Sunday's Trump rally looked like genius for about 48 hours. The score was at 5.12 (Cautious) and didn't chase it. Today vindicated that skepticism. The model doesn't trade on tweets. It trades on data. And right now, the data says $100 oil with a closed Strait of Hormuz isn't a buy signal no matter how many barrels the IEA promises to release.
⚠️ Bottom Line: $100 Oil Is the New Reality Until Hormuz Reopens
Score: 5.19 — Neutral (30% QQQ / 70% Cash). QQQ deep below EMA 70. No override. Majority cash.

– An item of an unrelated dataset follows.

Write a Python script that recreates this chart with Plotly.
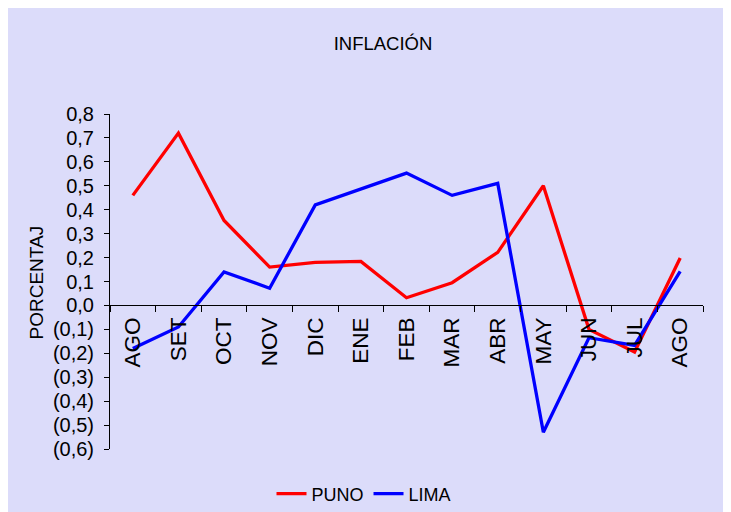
import plotly.graph_objects as go

months = ["AGO", "SET", "OCT", "NOV", "DIC", "ENE", "FEB", "MAR", "ABR", "MAY", "JUN", "JUL", "AGO"]
puno = [0.46, 0.72, 0.355, 0.16, 0.18, 0.184, 0.032, 0.095, 0.222, 0.50, -0.10, -0.195, 0.198]
lima = [-0.18, -0.09, 0.14, 0.072, 0.42, 0.487, 0.553, 0.46, 0.51, -0.53, -0.135, -0.167, 0.142]
y_ticks = [0.8, 0.7, 0.6, 0.5, 0.4, 0.3, 0.2, 0.1, 0.0, -0.1, -0.2, -0.3, -0.4, -0.5, -0.6]
y_labels = ["0,8", "0,7", "0,6", "0,5", "0,4", "0,3", "0,2", "0,1", "0,0",
            "(0,1)", "(0,2)", "(0,3)", "(0,4)", "(0,5)", "(0,6)"]

x = list(range(len(months)))
BG = "#DCDCFA"
FONT = "Liberation Sans, Arial, sans-serif"

# figure sits after the 8px body margin and runs past the window edges (clipped)
W, H = 740, 512
L, T = 102, 106
R, B = W - 695, H - 441
PW, PH = W - L - R, H - T - B

fig = go.Figure()
fig.add_trace(go.Scatter(x=x, y=puno, mode="lines", name="PUNO",
                         line=dict(color="#FF0000", width=3.3)))
fig.add_trace(go.Scatter(x=x, y=lima, mode="lines", name="LIMA",
                         line=dict(color="#0000FF", width=3.3)))

ymin, ymax = -0.6, 0.8
zero_pos = (0 - ymin) / (ymax - ymin)

fig.update_layout(
    width=W, height=H,
    margin=dict(l=L, r=R, t=T, b=B, autoexpand=False),
    paper_bgcolor=BG, plot_bgcolor=BG,
    font=dict(family=FONT, color="black"),
    showlegend=True,
    legend=dict(orientation="h", x=(356 - L) / PW, xanchor="center",
                yref="container", y=(H - 486) / H, yanchor="middle",
                bgcolor="rgba(0,0,0,0)", font=dict(family=FONT, size=18, color="black"),
                itemwidth=30, tracegroupgap=0),
    title=dict(text="INFLACIÓN", x=(375 - L) / PW, xref="paper", xanchor="center",
               y=1 - 36 / H, yref="container", yanchor="middle",
               font=dict(family=FONT, size=18.5, color="black")),
    xaxis=dict(range=[-0.5, 12.5], tickvals=x, ticktext=months, tickangle=-90,
               ticks="", ticklabelstandoff=2, automargin=False,
               minor=dict(ticks="outside", tick0=-0.5, dtick=1, ticklen=6, tickcolor="black", showgrid=False),
               showline=True, linecolor="black", linewidth=1,
               anchor="free", position=zero_pos, showgrid=False, zeroline=False,
               tickfont=dict(size=22.5, color="black")),
    yaxis=dict(range=[ymin, ymax], tickvals=y_ticks, ticktext=y_labels, automargin=False,
               ticks="outside", ticklen=5, tickcolor="black", ticklabelstandoff=6,
               showline=True, linecolor="black", linewidth=1,
               showgrid=False, zeroline=False,
               tickfont=dict(size=20, color="black")),
)

fig.add_annotation(text="PORCENTAJ", textangle=-90, xref="paper", yref="paper",
                   x=(28 - L) / PW, y=(T + PH - 274.5) / PH, xanchor="center", yanchor="middle",
                   showarrow=False, font=dict(family=FONT, size=19, color="black"))

fig.write_html("out.html",
               post_script="document.documentElement.style.overflow='hidden';"
                           "document.body.style.overflow='hidden';")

The IEA played its ace. Trump talked tough. Neither moved the needle. $100 Brent is now the baseline, not the outlier. And the FOMC meeting is five days away (March 17-18). The Fed was already stuck — holding rates with inflation coming in at 2.4% — and now they have to navigate an energy shock that's going to blow up March's CPI print. They can't cut into rising oil prices, and they can't hike into a slowing economy. Rock, meet hard place.
Key levels to watch:
- QQQ $611.10 (70 EMA) — now $13.84 below. The gap is widening fast.
- Brent $100 — settled above this for the first time since Aug 2022. If it holds, sustained stagflation fears are next.
- Dow 46,000 — next major psychological support after breaking 47,000 today
- March 17-18 FOMC — Powell's tightrope walk just got a lot thinner
- Strait of Hormuz — the only thing that truly fixes this. Everything else is a band-aid.
70% cash. That's the model's call, and after a day like today, I wouldn't argue with it. The world threw everything it had at the oil market and lost. Until the Strait reopens, cash isn't just king — it's the only sane play.